Reform advocates have criticized the process largely as unfair, arguing it permits political parties to handpick trial court judges, instead of allowing the independent election of judges based on merit.
New York is one of just a handful of states where candidates seeking state Supreme court judgeships are nominated and then chosen by delegates at judicial conventions, eliminating competitive primary elections.
The process essentially allows judicial candidates to be pre-selected, and their names automatically are listed on the ballot before voters go to the polls.
Not all judges are selected and elected in this manner, appellate court judges are appointed by the governor and confirmed by the state senate.
In New York City, elections are held for the Surrogate’s and Civil courts but the mayor picks judges to serve on the Family and Criminal courts as well has having the power to fill Civil vacancies.
Fixes to the system would require a change in state election law.
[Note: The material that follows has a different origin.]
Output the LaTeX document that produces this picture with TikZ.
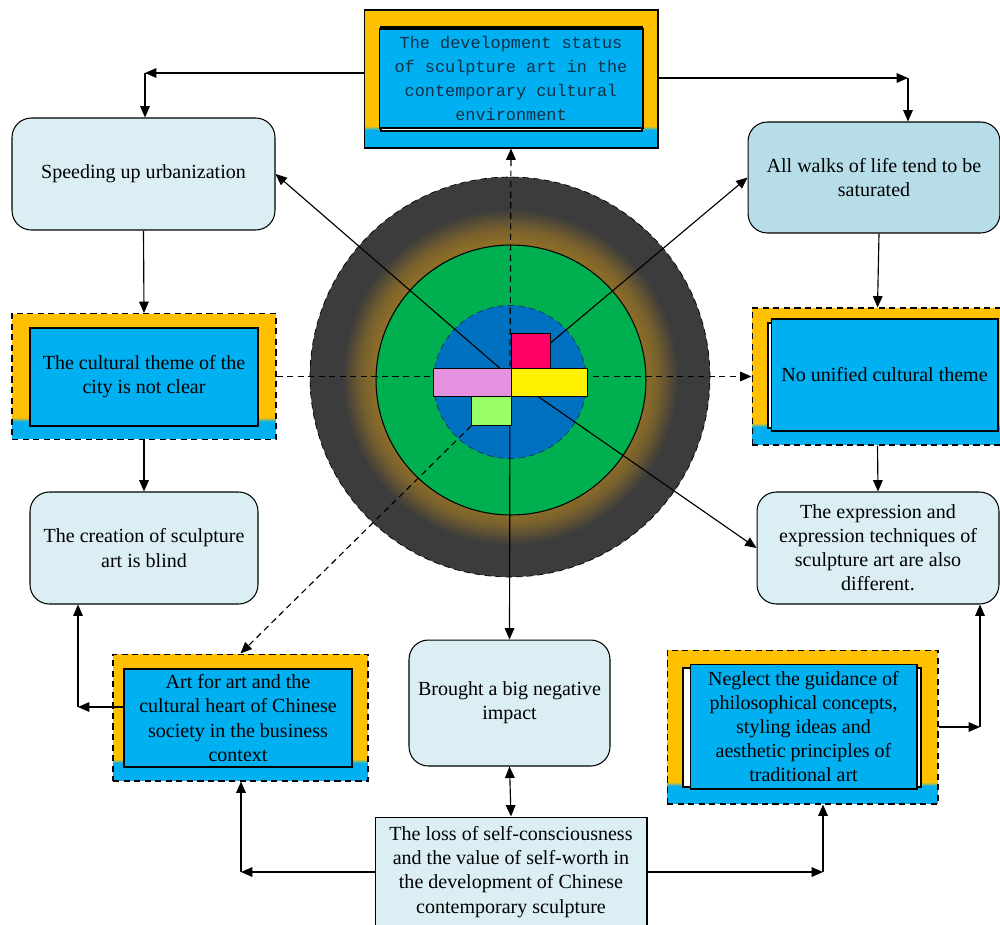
\documentclass[tikz,border=0pt]{standalone}
\usepackage{fontspec}
\setmainfont{Liberation Serif}
\setmonofont{Liberation Mono}
\usetikzlibrary{positioning,arrows.meta,calc}
\definecolor{frameorange}{HTML}{FFC000}
\definecolor{skyblue}{HTML}{00B0F0}
\definecolor{paleblue}{HTML}{DAEEF3}
\definecolor{mistblue}{HTML}{B7DEE8}
\definecolor{darkring}{HTML}{3C3C3C}
\definecolor{halogold}{HTML}{8C6D28}
\definecolor{grassgreen}{HTML}{00B050}
\definecolor{corblue}{HTML}{0070C0}
\definecolor{hotpink}{HTML}{FF0066}
\definecolor{orchid}{HTML}{E691E0}
\definecolor{limegreen}{HTML}{99FF66}
\definecolor{navytext}{HTML}{10314A}
\pgfdeclareradialshading{halo}{\pgfpoint{0bp}{0bp}}{color(0bp)=(halogold); color(17bp)=(halogold); color(18.5bp)=(halogold!75!darkring); color(21bp)=(darkring); color(50bp)=(darkring)}
\pgfdeclarelayer{back}
\pgfdeclarelayer{mid}
\pgfsetlayers{back,mid,main}

\begin{document}
\begin{tikzpicture}[
    x=0.02cm, y=-0.02cm,
    txt/.style={font=\fontsize{11.4}{13.7}\selectfont, align=center},
    dashline/.style={dash pattern=on 3.5pt off 2.5pt},
    roundbox/.style={txt, draw, line width=0.6pt, rounded corners=11pt, fill=paleblue, inner sep=0pt},
    framebox/.style={draw, dashline, line width=0.6pt, fill=frameorange, inner sep=0pt,
      path picture={
        \fill[skyblue] (path picture bounding box.south west) rectangle ([yshift=0.36cm]path picture bounding box.south east);
        \shade[top color=frameorange, bottom color=skyblue] ([yshift=0.36cm]path picture bounding box.south west) rectangle ([yshift=0.44cm]path picture bounding box.south east);
      }},
    innerbox/.style={txt, draw, line width=0.6pt, fill=skyblue, inner sep=0pt},
    plate/.style={draw, line width=0.6pt, fill=white},
    chip/.style={draw, line width=0.6pt, inner sep=0pt, anchor=north west},
    arr/.style={-{Triangle[length=6.5pt,width=5.5pt]}, line width=0.65pt},
    dbl/.style={{Triangle[length=6.5pt,width=5.5pt]}-{Triangle[length=6.5pt,width=5.5pt]}, line width=0.65pt}
  ]
    \useasboundingbox (0,0) rectangle (1000,924);

    % centre rings
    \begin{pgfonlayer}{back}
      \node[circle, draw, dashline, shading=halo, minimum size=8cm, inner sep=0pt] (ring) at (510,377) {};
      \node[circle, draw, line width=0.6pt, fill=grassgreen, minimum size=5.4cm, inner sep=0pt] (lawn) at (511,380) {};
      \node[circle, draw=corblue!50!black, dashline, fill=corblue, minimum size=3.06cm, inner sep=0pt] (core) at (510,382) {};
    \end{pgfonlayer}

    \node[chip, fill=hotpink, minimum width=0.78cm, minimum height=0.70cm] (pink) at (511,333) {};
    \node[chip, fill=yellow, minimum width=1.52cm, minimum height=0.56cm] (sun) at (511,368) {};
    \node[chip, fill=orchid, minimum width=1.56cm, minimum height=0.56cm] (violet) at (433,368) {};
    \node[chip, fill=limegreen, minimum width=0.80cm, minimum height=0.58cm] (lime) at (471,396) {};

    % top
    \node[framebox, solid, minimum width=5.88cm, minimum height=2.76cm] (topframe) at (511,79) {};
    \draw[plate] (381,27) rectangle (642,131);
    \node[innerbox, minimum width=5.28cm, minimum height=1.98cm, font=\fontsize{9.6}{13.7}\selectfont\ttfamily, text=navytext] (topbox) at (511,78.5)
      {The development status\\of sculpture art in the\\contemporary cultural\\environment};

    % left column
    \node[roundbox, minimum width=5.26cm, minimum height=2.24cm] (urban) at (143.5,174) {Speeding up urbanization};
    \node[framebox, minimum width=5.28cm, minimum height=2.52cm] (themeframe) at (144,376.5) {};
    \node[innerbox, minimum width=4.56cm, minimum height=1.96cm] (themebox) at (144,377) {The cultural theme of the\\city is not clear};
    \node[roundbox, minimum width=4.56cm, minimum height=2.24cm] (blind) at (144,548) {The creation of sculpture\\art is blind};

    % right column
    \node[roundbox, fill=mistblue, minimum width=5.04cm, minimum height=2.22cm] (walks) at (874,177.5) {All walks of life tend to be\\saturated};
    \node[framebox, minimum width=5.02cm, minimum height=2.74cm] (unifiedframe) at (877.5,376.5) {};
    \draw[plate] (768,323) rectangle (996,428);
    \node[innerbox, minimum width=4.54cm, minimum height=2.24cm] (unifiedbox) at (884.5,375) {No unified cultural theme};
    \node[roundbox, minimum width=4.84cm, minimum height=2.24cm] (express) at (878,548)
      {The expression and\\expression techniques of\\sculpture art are also\\different.};

    % bottom row
    \node[framebox, minimum width=5.10cm, minimum height=2.54cm] (artframe) at (240.5,717.5) {};
    \node[innerbox, minimum width=4.56cm, minimum height=1.96cm] (artbox) at (238,718)
      {Art for art and the\\cultural heart of Chinese\\society in the business\\context};
    \node[roundbox, minimum width=4.02cm, minimum height=2.52cm] (brought) at (509.5,703) {Brought a big negative\\impact};
    \node[framebox, minimum width=5.42cm, minimum height=3.08cm] (neglectframe) at (802.5,727) {};
    \draw[plate] (683,668) rectangle (921,787);
    \node[innerbox, minimum width=4.54cm, minimum height=2.50cm] (neglectbox) at (803.5,726.5)
      {Neglect the guidance of\\philosophical concepts,\\styling ideas and\\aesthetic principles of\\traditional art};
    \node[txt, draw, line width=0.6pt, fill=paleblue, inner sep=0pt, minimum width=5.44cm, minimum height=2.20cm] (loss) at (511,872)
      {The loss of self-consciousness\\and the value of self-worth in\\the development of Chinese\\contemporary sculpture};

    % spokes from the centre
    \begin{pgfonlayer}{mid}
      \draw[arr, dashline] (ring.center) -- (topframe.south);
      \draw[arr] (ring.center) -- (brought.north);
      \draw[arr, dashline] (themeframe.east) -- (unifiedframe.west);
      \draw[arr] (ring.center) -- (urban.east);
      \draw[arr] (ring.center) -- (walks.west);
      \draw[arr] (ring.center) -- (express.west);
      \draw[arr, dashline] (lime.south west) -- (artframe.north);
    \end{pgfonlayer}

    % outer links
    \coordinate (tl) at (145,73);
    \coordinate (tr) at (908,78);
    \coordinate (bl) at (78,707);
    \coordinate (br) at (980,727);
    \coordinate (ll) at (241,872);
    \coordinate (lr) at (823,872);
    \draw[arr] (topframe.west |- tl) -- (tl);
    \draw[arr] (tl) -- (tl |- urban.north);
    \draw[arr] (topframe.east |- tr) -- (tr);
    \draw[arr] (tr) -- (tr |- walks.north);
    \draw[arr] (urban.south) -- (themeframe.north);
    \draw[arr] ([xshift=0.1cm]walks.south) -- (unifiedframe.north);
    \draw[arr] (themeframe.south) -- (blind.north);
    \draw[arr] (unifiedframe.south) -- (express.north);
    \draw[arr] (artbox.west |- bl) -- (bl);
    \draw[arr] (bl) -- (bl |- blind.south);
    \draw[arr] (neglectframe.east |- br) -- (br);
    \draw[arr] (br) -- (br |- express.south);
    \draw[dbl] (brought.south) -- (loss.north);
    \draw[arr] (loss.west) -- (ll);
    \draw[arr] (ll) -- (ll |- artframe.south);
    \draw[arr] (loss.east) -- (lr);
    \draw[arr] (lr) -- (lr |- neglectframe.south);
  \end{tikzpicture}
\end{document}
DiFiore wrote to Bellone last fall that while the judicial branch technically has “no control” over how judges are picked, as that’s up to “the rules and practices of political parties,” she supports “a broad examination of existing judicial selection practices would be of great value to our state and could only help strengthen public trust and confidence in the impartiality and independence of the judiciary.”
A spokesman for the state court system reiterated DiFiore’s position, adding Sunday, “any suggestions or recommendations by the County Executive would certainly be seriously considered and open to further discussion.”